Without prejudice to supervisory actions to be carried out outside the ordinary supervisory schedule due to event-driven situations, the frequency of supervisory actions will vary according to the risk profile.

Nature and purpose of supervision

With regard to financial institutions with a “low” or “medium low” risk, standardised supervisory actions will generally be carried out in order to provide an overall assessment of the level of compliance and effectiveness of the AML/CFT mechanisms implemented. However, if this overall assessment of the situation reveals that the risk that the financial institution subject to supervision could be used for money laundering or terrorist financing purposes is higher than initially thought, more targeted supervisory actions will be taken.

These standardised actions are essentially based on the use of the risk assessment and supervisory tools which the NBB has developed itself. It should be noted that the identification of vulnerabilities through this standardised approach leads to the adoption of specific remedial measures, and may also result in a change in the risk profile allocated to the financial institution concerned.

In the case of financial institutions with a “medium high” or “high” level of risk, a standardised assessment of the overall situation of the financial institution should be carried out, but it should be supplemented by targeted and thematic actions, and/or actions focusing on specific, individualised points of attention, specifically taking into account the individual characteristics of each financial institution, in particular the activities carried out, the characteristics of the customers, the size, the complex internal organisation structure, etc. Such actions typically cover clearly delineated topics. 

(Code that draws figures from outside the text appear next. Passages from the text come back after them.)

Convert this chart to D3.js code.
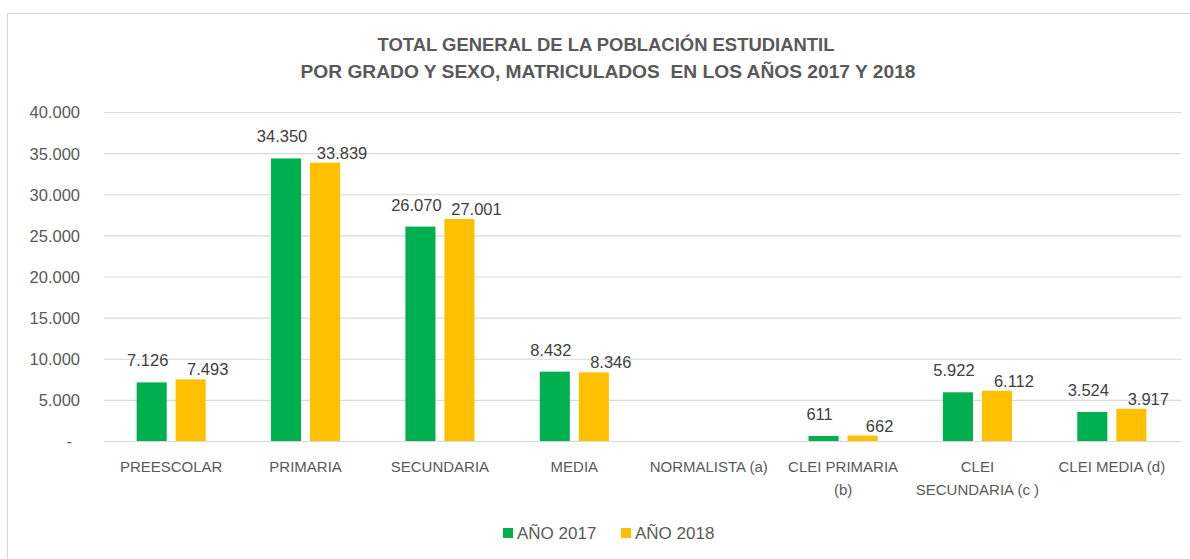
<!DOCTYPE html>
<html><head><meta charset="utf-8">
<script src="https://cdn.jsdelivr.net/npm/d3@7"></script>
<style>body{margin:0;background:#fff}svg{display:block;font-family:"Liberation Sans",Arial,sans-serif}</style>
</head><body><svg id="c" width="1190" height="559"></svg>
<script>
const categories = ["PREESCOLAR","PRIMARIA","SECUNDARIA","MEDIA","NORMALISTA (a)","CLEI PRIMARIA (b)","CLEI SECUNDARIA (c )","CLEI MEDIA (d)"];
const categoryLines = [["PREESCOLAR"],["PRIMARIA"],["SECUNDARIA"],["MEDIA"],["NORMALISTA (a)"],["CLEI PRIMARIA","(b)"],["CLEI","SECUNDARIA (c )"],["CLEI MEDIA (d)"]];
const seriesNames = ["AÑO 2017","AÑO 2018"];
const values2017 = [7126,34350,26070,8432,null,611,5922,3524];
const values2018 = [7493,33839,27001,8346,null,662,6112,3917];
const yTicks = [0,5000,10000,15000,20000,25000,30000,35000,40000];
const titleLines = ["TOTAL GENERAL DE LA POBLACIÓN ESTUDIANTIL","POR GRADO Y SEXO, MATRICULADOS  EN LOS AÑOS 2017 Y 2018"];
const colors = ["#00b050","#ffc000"];

const svg = d3.select("#c");
const locale = d3.formatLocale({decimal:",",thousands:".",grouping:[3],currency:["$",""]});
const fmt = locale.format(",d");

// chart frame
svg.append("path").attr("d","M7.5,1190 V13.5 H1190").attr("fill","none").attr("stroke","#d9d9d9");

const L = 104, R = 1179, T = 112, B = 441;
const x0 = d3.scaleBand().domain(categories).range([L,R]).paddingInner(0.486).paddingOuter(0.243);
const x1 = d3.scaleBand().domain([0,1]).range([0,x0.bandwidth()]).paddingInner(0.23);
const y = d3.scaleLinear().domain([0,40000]).range([B,T]);

// gridlines
svg.append("g").selectAll("line").data(yTicks).join("line")
  .attr("x1",L).attr("x2",R+2).attr("y1",d=>y(d)+0.5).attr("y2",d=>y(d)+0.5)
  .attr("stroke","#d9d9d9").attr("stroke-width",1.2);

// y axis labels
const ya = svg.append("g").attr("transform",`translate(80,0)`)
  .call(d3.axisLeft(y).tickValues(yTicks).tickSize(0).tickPadding(0).tickFormat(d=>d===0?"-":fmt(d)));
ya.select(".domain").remove();
ya.selectAll("text").attr("font-size",16.5).attr("fill","#595959").attr("font-family","Liberation Sans, Arial, sans-serif")
  .attr("dy","0.36em").attr("x",d=>d===0?-8:0);

// bars
const series = [values2017, values2018];
series.forEach((vals,si)=>{
  const g = svg.append("g");
  const data = categories.map((c,i)=>({c, v: vals[i]})).filter(d=>d.v!=null);
  g.selectAll("rect").data(data).join("rect")
    .attr("x",d=>x0(d.c)+x1(si)).attr("width",x1.bandwidth())
    .attr("y",d=>y(d.v)).attr("height",d=>B-y(d.v))
    .attr("fill",colors[si]);
  g.selectAll("text").data(data).join("text")
    .attr("x",d=>x0(d.c)+x1(si)+x1.bandwidth()/2+(si===0?-4:17))
    .attr("y",d=>y(d.v)-(si===0?16:4))
    .attr("text-anchor","middle").attr("font-size",16.5).attr("fill","#404040")
    .text(d=>fmt(d.v));
});

// category labels
const cg = svg.append("g");
categories.forEach((c,i)=>{
  const t = cg.append("text").attr("x",x0(c)+x0.bandwidth()/2).attr("y",472)
    .attr("text-anchor","middle").attr("font-size",15).attr("fill","#595959");
  categoryLines[i].forEach((ln,j)=>{
    t.append("tspan").attr("x",x0(c)+x0.bandwidth()/2).attr("dy",j===0?0:23).text(ln);
  });
});

// title
const tw = [457,615];
titleLines.forEach((ln,i)=>{
  svg.append("text").attr("x",595 + (i===0?11:13)).attr("y",51+i*27).attr("text-anchor","middle")
    .attr("font-size",18).attr("font-weight","bold").attr("fill","#595959")
    .style("white-space","pre")
    .attr("textLength",tw[i]).attr("lengthAdjust","spacingAndGlyphs").text(ln);
});

// legend
const lx = [503,621];
seriesNames.forEach((s,i)=>{
  svg.append("rect").attr("x",lx[i]).attr("y",528).attr("width",10).attr("height",10).attr("fill",colors[i]);
  svg.append("text").attr("x",lx[i]+14).attr("y",539).attr("font-size",17).attr("fill","#595959").text(s);
});
</script></body></html>
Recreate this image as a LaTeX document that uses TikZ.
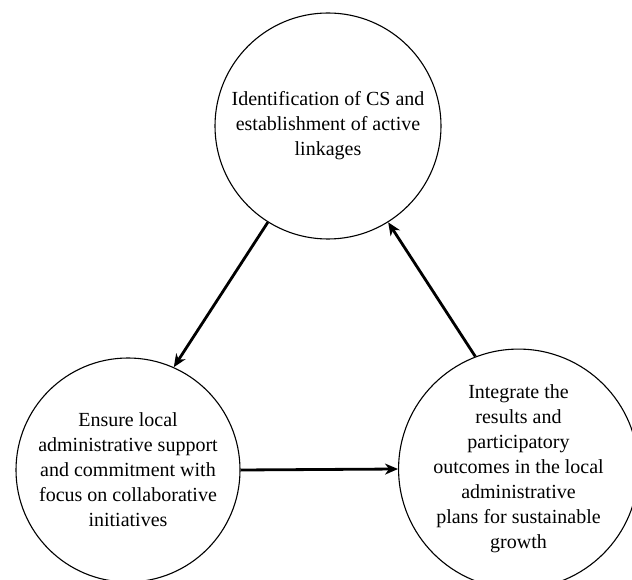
\documentclass[tikz,border=0pt]{standalone}
\usepackage{fontspec}
\setmainfont{Liberation Serif}
\usetikzlibrary{arrows.meta}
\definecolor{nero}{RGB}{0,0,0}
\tikzstyle{ciclo}=[
    x=1pt, y=1pt,
    fase/.style={circle, draw=nero, line width=1.1pt, align=center, inner sep=0pt,
        font={\fontsize{20}{25}\selectfont}},
    freccia/.style={nero, line width=2.8pt, -{Stealth[length=13pt,width=11pt,inset=4pt]}},
]

\begin{document}
\begin{tikzpicture}[ciclo]

    \useasboundingbox (0,0) rectangle (632,579);

    % le tre fasi
    \node[fase, minimum size=226pt] (identificazione) at (328,453)
        {Identification of CS and\\establishment of active\\linkages};
    \node[fase, minimum size=224pt] (supporto) at (128,109)
        {Ensure local\\administrative support\\and commitment with\\focus on collaborative\\initiatives};
    \node[fase, minimum size=223pt] (integrazione) at (518.5,110)
        {Integrate the\\results and\\participatory\\outcomes in the local\\administrative\\plans for sustainable\\growth};

    % frecce del ciclo
    \draw[freccia] (identificazione.238) -- (supporto.66);
    \draw[freccia] (supporto.east) -- (integrazione.west);
    \draw[freccia] (integrazione.111) -- (identificazione.302);

\end{tikzpicture}
\end{document}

Depending on the needs, these supervisory actions may concern either financial institutions that can be grouped in a single cluster (based on the similarities in the most significant risks they are exposed to), or individual financial institutions.

With regard to targeted and thematic inspections, carrying out parallel missions at several similar financial institutions may reinforce the validity of the conclusions of the respective missions by comparing their situation with that of all the institutions included in the cluster (benchmarking). This supervisory technique may also help to ensure equal treatment of financial institutions in the context of risk-based supervision. It also enables the NBB to refine, if necessary, the information it publishes on its website dedicated to AML/CFT, for example by publishing the general conclusions of its thematic mission ("lessons learned", "good practices", etc.), or by amending its recommendations for the purpose of clarification or greater precision. The risk-based supervisory policy confirms that such actions should be implemented as a priority with regard to those financial institutions under supervision that present a “high” or “medium high” level of risk. The topics to be examined as part of this type of supervision will be selected on the basis of their relevance to the institutions included in the cluster or to the financial sector as a whole, taking into account the developments within this sector, the emergence of new forms of risks or vulnerabilities, or an upward reassessment, in the light of experience, of the impact of pre-existing risks or vulnerabilities.

In addition to "standardised" and "thematic" supervisory actions, financial institutions with a “medium high” or “high” level of risk are also subject to "individualised" actions to deepen the knowledge of the risks and vulnerabilities that are specific to them individually, to identify any shortcomings and weaknesses in their measures to manage and mitigate these risks and vulnerabilities, and to ensure that these shortcomings and weaknesses are adequately addressed.

Disclaimer: This English text is an unofficial translation and may not be used as a basis for resolving any dispute.